During an "intimate chat" on the DVD version of Amelie, director Jean-Pierre Jeunet claims his cream-puff romantic comedy earned 450 positive reviews and that only six film critics didn't like it. One of those negative reviews was mine. Jeunet's bizarre whimsy and especially Audrey Tautou's self-consciously shy title performance simply got on my nerves.

I stuck to that opinion all the way through the awards season that anointed Amelie as the most captivating French export since Moet et Chandon. I cringed when my Florida Film Critics Circle colleagues voted Amelie two awards as best foreign language film and best film of 2001. I celebrated when No Man's Land bested Amelie in the Oscar race for best foreign film.

Meanwhile, moviegoers in love with Tautou's waif waitress and her magical romantic touch pointedly wondered why I hadn't swooned as well. The easiest way to end such conversations was promising to take another look at Amelie someday.

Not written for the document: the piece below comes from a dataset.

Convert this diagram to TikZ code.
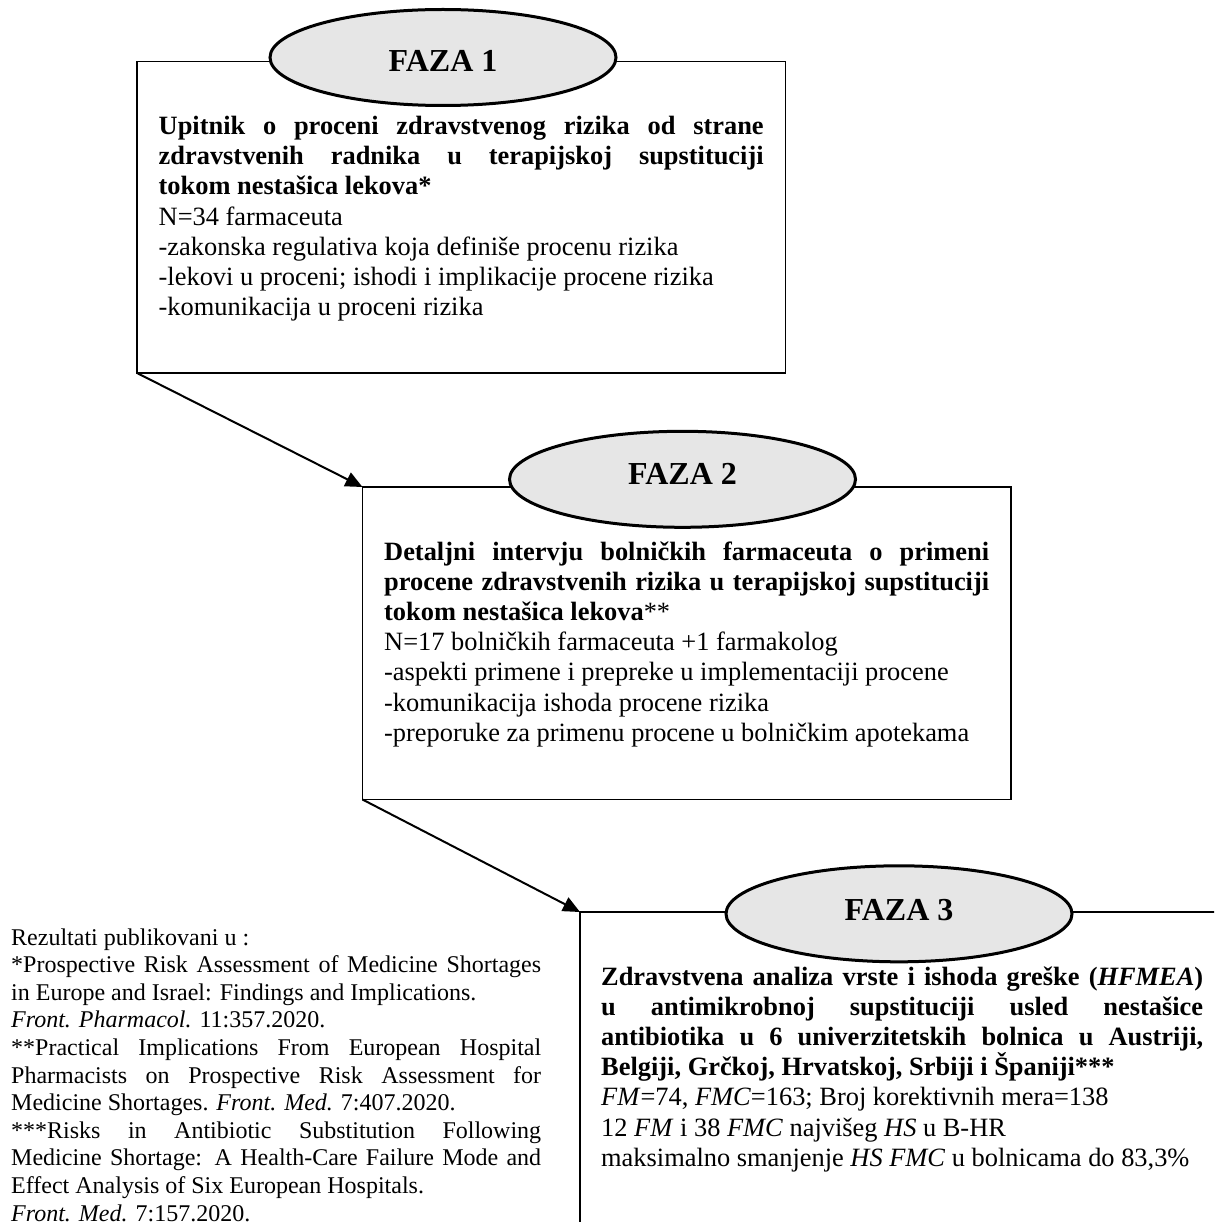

After revisiting Jeunet's film on DVD, I'm willing to admit being a little too rough with my C-plus assessment last December. The featherweight plot -- Amelie charmingly meddles in everyone else's lives while underestimating her own -- is still a sticking point, but Jeunet's gilding of the mundane with inventive color schemes and fantastic imagery is superb. The DVD transfer looks so ravishing that I wonder if a dim projector bulb undermined the theatrical screening I saw seven months ago.

And, since Amelie was the final film of the annual year-end glut of screenings set up by studios with the holidays and Top 10 lists in mind, I'll confess that my patience was wearing thin in December. Now, with a more leisurely attitude, Amelie proves to be a pleasantly strange trifle, still overrated, but not as bad as I originally thought. A solid grade-B movie, no more or less.

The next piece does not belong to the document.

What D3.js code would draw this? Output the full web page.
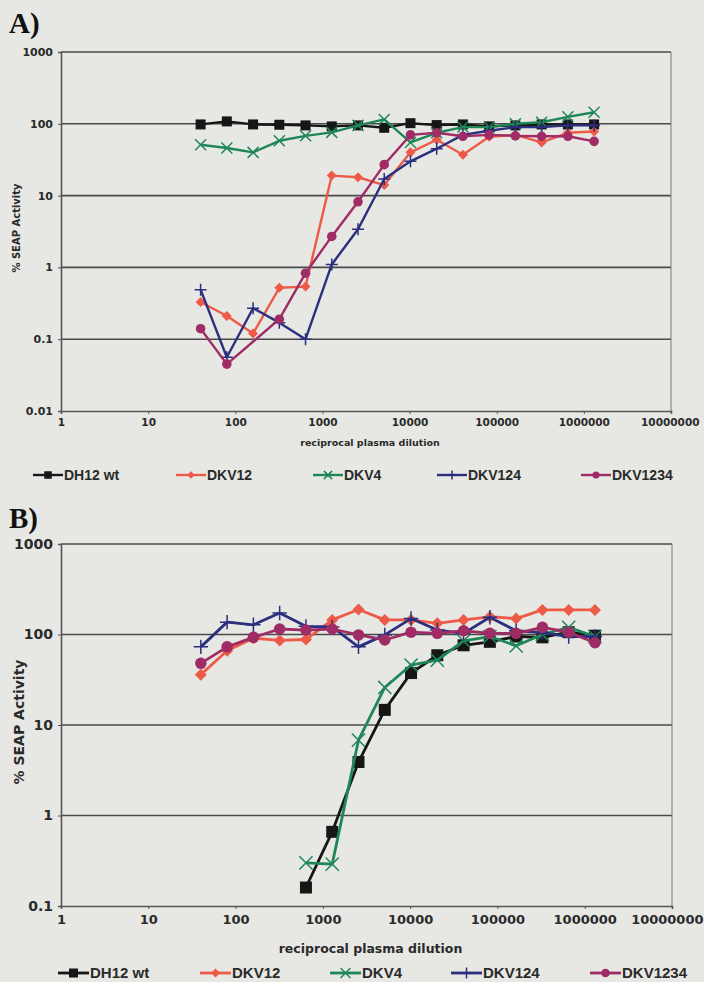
<!DOCTYPE html>
<html>
<head>
<meta charset="utf-8">
<script src="https://cdnjs.cloudflare.com/ajax/libs/d3/7.8.5/d3.min.js"></script>
<style>
  body { margin: 0; background: #e7e8e4; }
  svg { display: block; }
</style>
</head>
<body>
<div id="chart"></div>
<script>
// reciprocal plasma dilutions (x)
var dilutions = [40, 80, 160, 320, 640, 1280, 2560, 5120, 10240, 20480, 40960, 81920, 163840, 327680, 655360, 1310720];

var seriesNames = ["DH12 wt", "DKV12", "DKV4", "DKV124", "DKV1234"];
var seriesColors = ["#161616", "#ee5a48", "#1f8657", "#2b2f7e", "#a02c66"];
var seriesMarkers = ["square", "diamond", "x", "plus", "circle"];

// panel A : % SEAP activity
var dh12A    = [98, 108, 98, 97, 95, 92, 95, 88, 102, 96, 98, 92, 95, 98, 98, 98];
var dkv12A   = [0.33, 0.21, 0.12, 0.52, 0.54, 19, 18, 14, 40, 60, 37, 66, 70, 55, 75, 78];
var dkv4A    = [51, 46, 40, 58, 68, 76, 95, 115, 55, 75, 90, 90, 100, 105, 125, 145];
var dkv124A  = [0.49, 0.056, 0.27, 0.17, 0.1, 1.1, 3.4, 17, 30, 45, 70, 80, 90, 90, 95, 95];
var dkv1234A = [0.14, 0.045, null, 0.19, 0.83, 2.7, 8.2, 27, 70, 75, 67, 70, 68, 67, 67, 57];

// panel B : % SEAP activity
var dh12B    = [null, null, null, null, 0.16, 0.66, 3.9, 14.7, 37.5, 59, 76, 83, 95, 93, 106, 97];
var dkv12B   = [36, 66, 91, 86, 88, 145, 189, 145, 145, 133, 145, 157, 150, 187, 187, 187];
var dkv4B    = [null, null, null, null, 0.3, 0.29, 6.8, 26, 46, 52, 85, 95, 75, 100, 120, 95];
var dkv124B  = [73, 137, 128, 173, 123, 121, 73, 99, 150, 112, 103, 155, 110, 105, 95, 95];
var dkv1234B = [48, 73, 93, 115, 112, 115, 99, 87, 106, 103, 110, 103, 103, 120, 106, 81];

var xTicks = [1, 10, 100, 1000, 10000, 100000, 1000000, 10000000];
var yTicksA = [0.01, 0.1, 1, 10, 100, 1000];
var yTicksB = [0.1, 1, 10, 100, 1000];

var W = 704, H = 982;
var svg = d3.select("#chart").append("svg").attr("width", W).attr("height", H);

var drawPanel = function(p) {
  var x = d3.scaleLog().domain([1, 1e7]).range([p.left, p.right]);
  var y = d3.scaleLog().domain([p.yTicks[0], 1000]).range([p.bottom, p.top]);
  var g = svg.append("g");

  // panel letter
  g.append("text")
    .attr("x", 9).attr("y", p.letterY)
    .attr("font-family", "Liberation Serif, DejaVu Serif, serif")
    .attr("font-weight", "bold").attr("font-size", 29)
    .attr("fill", "#111")
    .text(p.letter);

  // gridlines
  g.selectAll(".grid").data(p.yTicks.slice(1)).enter().append("line")
    .attr("x1", p.left).attr("x2", p.right)
    .attr("y1", function(d) { return y(d); }).attr("y2", function(d) { return y(d); })
    .attr("stroke", "#4a4a4a").attr("stroke-width", 1.6);

  // right border
  g.append("line").attr("x1", p.right).attr("x2", p.right)
    .attr("y1", p.top).attr("y2", p.bottom)
    .attr("stroke", "#7a7a7a").attr("stroke-width", 1);

  // axes
  var xAxis = d3.axisBottom(x).tickValues(xTicks).tickSize(3).tickFormat(d3.format("d"));
  var xg = g.append("g").attr("transform", "translate(0," + p.bottom + ")").call(xAxis);
  xg.select(".domain").attr("stroke", "#555").attr("stroke-width", 1.6);
  xg.selectAll(".tick line").attr("stroke", "#555");
  xg.selectAll("text")
    .attr("font-family", "DejaVu Sans, Verdana, sans-serif").attr("font-weight", "bold")
    .attr("font-size", p.xTickSize).attr("fill", "#2a2a2a").attr("dy", p.xTickDy);
  // keep the last label inside the page
  xg.selectAll(".tick text").filter(function(d) { return d == 1e7; })
    .attr("text-anchor", "end").attr("x", p.lastTickEnd - p.right);

  var yAxis = d3.axisLeft(y).tickValues(p.yTicks).tickSize(3)
    .tickFormat(function(d) { return d < 1 ? String(d) : d3.format("d")(d); });
  var yg = g.append("g").attr("transform", "translate(" + p.left + ",0)").call(yAxis);
  yg.select(".domain").attr("stroke", "#555").attr("stroke-width", 1.6);
  yg.selectAll(".tick line").attr("stroke", "#555");
  yg.selectAll("text")
    .attr("font-family", "DejaVu Sans, Verdana, sans-serif").attr("font-weight", "bold")
    .attr("font-size", p.yTickSize).attr("fill", "#2a2a2a").attr("x", -8);

  // axis titles
  g.append("text")
    .attr("x", (p.left + p.right) / 2 + 4).attr("y", p.xTitleY)
    .attr("text-anchor", "middle")
    .attr("font-family", "DejaVu Sans, Verdana, sans-serif").attr("font-weight", "bold")
    .attr("font-size", p.xTitleSize).attr("fill", "#2a2a2a")
    .text("reciprocal plasma dilution");
  g.append("text")
    .attr("transform", "translate(" + p.yTitleX + "," + p.yTitleY + ") rotate(-90)")
    .attr("text-anchor", "middle")
    .attr("font-family", "DejaVu Sans, Verdana, sans-serif").attr("font-weight", "bold")
    .attr("font-size", p.yTitleSize).attr("fill", "#2a2a2a")
    .text("% SEAP Activity");

  // series
  var line = d3.line()
    .x(function(d) { return x(d.x); })
    .y(function(d) { return y(d.v); });

  p.series.forEach(function(vals, i) {
    var pts = dilutions.map(function(dx, j) { return { x: dx, v: vals[j] }; })
      .filter(function(d) { return d.v != null; });
    g.append("path").datum(pts)
      .attr("d", line).attr("fill", "none")
      .attr("stroke", seriesColors[i]).attr("stroke-width", p.lineW)
      .attr("stroke-linejoin", "round");
    var mk = g.append("g");
    pts.forEach(function(d) {
      drawMarker(mk, seriesMarkers[i], x(d.x), y(d.v), seriesColors[i], p.mSize);
    });
  });

  // legend
  p.legendX.forEach(function(lx, i) {
    var lg = g.append("g");
    lg.append("line")
      .attr("x1", lx).attr("x2", lx + p.legendLine)
      .attr("y1", p.legendY).attr("y2", p.legendY)
      .attr("stroke", seriesColors[i]).attr("stroke-width", p.lineW);
    drawMarker(lg, seriesMarkers[i], lx + p.legendLine / 2, p.legendY, seriesColors[i], p.mSize * 0.75);
    lg.append("text")
      .attr("x", lx + p.legendLine + 1).attr("y", p.legendY).attr("dy", "0.36em")
      .attr("font-family", "Liberation Sans, Arial, sans-serif").attr("font-weight", "bold")
      .attr("font-size", p.legendSize).attr("fill", "#2a2a2a")
      .text(seriesNames[i]);
  });
};

var drawMarker = function(g, type, cx, cy, color, s) {
  if (type == "square") {
    g.append("rect").attr("x", cx - s / 2).attr("y", cy - s / 2)
      .attr("width", s).attr("height", s).attr("fill", color);
  } else if (type == "diamond") {
    var r = s * 0.5;
    g.append("path")
      .attr("d", "M" + cx + "," + (cy - r) + "L" + (cx + r) + "," + cy + "L" + cx + "," + (cy + r) + "L" + (cx - r) + "," + cy + "Z")
      .attr("fill", color);
  } else if (type == "circle") {
    g.append("circle").attr("cx", cx).attr("cy", cy).attr("r", s * 0.48).attr("fill", color);
  } else if (type == "x") {
    var a = s * 0.55;
    g.append("path")
      .attr("d", "M" + (cx - a) + "," + (cy - a) + "L" + (cx + a) + "," + (cy + a) + "M" + (cx - a) + "," + (cy + a) + "L" + (cx + a) + "," + (cy - a))
      .attr("stroke", color).attr("stroke-width", 1.5).attr("fill", "none");
  } else if (type == "plus") {
    var b = s * 0.6;
    g.append("path")
      .attr("d", "M" + (cx - b) + "," + cy + "L" + (cx + b) + "," + cy + "M" + cx + "," + (cy - b) + "L" + cx + "," + (cy + b))
      .attr("stroke", color).attr("stroke-width", 1.5).attr("fill", "none");
  }
};

drawPanel({
  letter: "A)", letterY: 33,
  left: 61, right: 671, top: 52, bottom: 411,
  yTicks: yTicksA,
  series: [dh12A, dkv12A, dkv4A, dkv124A, dkv1234A],
  xTickSize: 10.5, xTickDy: "0.9em", yTickSize: 11, lastTickEnd: 699,
  xTitleY: 446, xTitleSize: 9.5,
  yTitleX: 20, yTitleY: 228, yTitleSize: 10,
  lineW: 2.4, mSize: 10,
  legendY: 475, legendLine: 30, legendSize: 14,
  legendX: [33, 176, 313, 437, 581]
});

drawPanel({
  letter: "B)", letterY: 528,
  left: 61, right: 672, top: 544, bottom: 906,
  yTicks: yTicksB,
  series: [dh12B, dkv12B, dkv4B, dkv124B, dkv1234B],
  xTickSize: 13, xTickDy: "0.95em", yTickSize: 14, lastTickEnd: 703,
  xTitleY: 953, xTitleSize: 12.5,
  yTitleX: 24, yTitleY: 722, yTitleSize: 14,
  lineW: 2.8, mSize: 12,
  legendY: 973, legendLine: 31, legendSize: 15,
  legendX: [58, 200, 330, 451, 590]
});
</script>
</body>
</html>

My admiration for Amelie hasn't increased to the level at which the DVD's bonus features are aimed. If you absolutely adore Tautou, then watching her giggle through screen tests and a montage of cuddly expressions titled "Fantasies of Audrey Tautou" will entertain. A segment detailing Jeunet's production design, bubblegum hues usually with an intrusive opposite color somewhere, is an elementary lesson. Only one scene, Amelie's haunted-house amusement ride, is storyboarded in comparison with the film, a disappointing shortage considering the movie's visual delights.

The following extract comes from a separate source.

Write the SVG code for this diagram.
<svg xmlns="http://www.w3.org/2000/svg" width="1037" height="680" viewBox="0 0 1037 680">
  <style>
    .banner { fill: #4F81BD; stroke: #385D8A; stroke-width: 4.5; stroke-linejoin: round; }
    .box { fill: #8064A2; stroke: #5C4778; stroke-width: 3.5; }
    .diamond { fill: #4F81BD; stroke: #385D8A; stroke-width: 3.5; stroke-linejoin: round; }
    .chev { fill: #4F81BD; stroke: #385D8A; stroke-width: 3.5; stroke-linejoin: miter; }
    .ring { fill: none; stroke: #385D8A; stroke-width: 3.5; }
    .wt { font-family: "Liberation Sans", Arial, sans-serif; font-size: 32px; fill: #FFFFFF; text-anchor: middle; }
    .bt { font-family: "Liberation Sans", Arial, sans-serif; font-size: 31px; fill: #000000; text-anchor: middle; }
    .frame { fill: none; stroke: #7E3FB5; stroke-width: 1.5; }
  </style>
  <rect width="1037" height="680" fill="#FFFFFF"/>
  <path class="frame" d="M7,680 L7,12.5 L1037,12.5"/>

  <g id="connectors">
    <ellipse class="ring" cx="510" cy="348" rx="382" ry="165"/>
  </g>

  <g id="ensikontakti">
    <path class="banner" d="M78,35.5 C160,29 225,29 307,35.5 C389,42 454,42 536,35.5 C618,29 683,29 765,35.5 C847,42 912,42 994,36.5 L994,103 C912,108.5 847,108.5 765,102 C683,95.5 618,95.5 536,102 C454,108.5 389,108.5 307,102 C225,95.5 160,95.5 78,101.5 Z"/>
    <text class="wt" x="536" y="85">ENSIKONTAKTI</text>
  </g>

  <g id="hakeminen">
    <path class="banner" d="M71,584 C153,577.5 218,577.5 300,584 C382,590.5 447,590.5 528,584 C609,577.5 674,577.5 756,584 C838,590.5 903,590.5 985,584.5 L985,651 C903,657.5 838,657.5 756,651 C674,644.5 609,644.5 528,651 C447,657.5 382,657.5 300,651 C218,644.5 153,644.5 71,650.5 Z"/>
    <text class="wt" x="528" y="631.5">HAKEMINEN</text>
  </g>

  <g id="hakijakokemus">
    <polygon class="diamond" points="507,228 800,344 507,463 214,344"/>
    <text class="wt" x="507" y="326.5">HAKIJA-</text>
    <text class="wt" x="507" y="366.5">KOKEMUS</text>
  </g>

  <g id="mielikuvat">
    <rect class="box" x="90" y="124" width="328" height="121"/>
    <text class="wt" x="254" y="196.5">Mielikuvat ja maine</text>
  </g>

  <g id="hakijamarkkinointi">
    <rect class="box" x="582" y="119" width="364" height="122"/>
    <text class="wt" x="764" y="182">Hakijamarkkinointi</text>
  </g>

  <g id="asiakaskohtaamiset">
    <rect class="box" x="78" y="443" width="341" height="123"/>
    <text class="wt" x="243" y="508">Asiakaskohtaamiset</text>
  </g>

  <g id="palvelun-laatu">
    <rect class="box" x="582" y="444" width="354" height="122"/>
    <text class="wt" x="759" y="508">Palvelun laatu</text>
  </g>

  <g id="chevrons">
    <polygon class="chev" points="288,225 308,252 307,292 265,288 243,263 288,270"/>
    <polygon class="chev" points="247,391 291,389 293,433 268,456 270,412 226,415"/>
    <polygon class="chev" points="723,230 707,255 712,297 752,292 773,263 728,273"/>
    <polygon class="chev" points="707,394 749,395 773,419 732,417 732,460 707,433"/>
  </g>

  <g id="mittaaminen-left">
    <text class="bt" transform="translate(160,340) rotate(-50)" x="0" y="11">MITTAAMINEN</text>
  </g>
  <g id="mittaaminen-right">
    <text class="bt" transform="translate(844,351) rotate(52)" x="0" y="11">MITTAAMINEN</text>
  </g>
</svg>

Jeunet's "intimate chat," delivered straight to a locked-down camera, contains the best background information, such as his consideration of Emily Watson (Breaking the Waves) for the title role. It helps that he's speaking in his native French with English subtitles; two other question-and-answer sessions put his English and our ears to severe tests.

A making-of documentary, bilingual TV ads and preview trailers, and a scrapbook-style photo gallery round out the two-disc set. There's also an option to hear the original "Parisian French" language track, if you can tell the difference.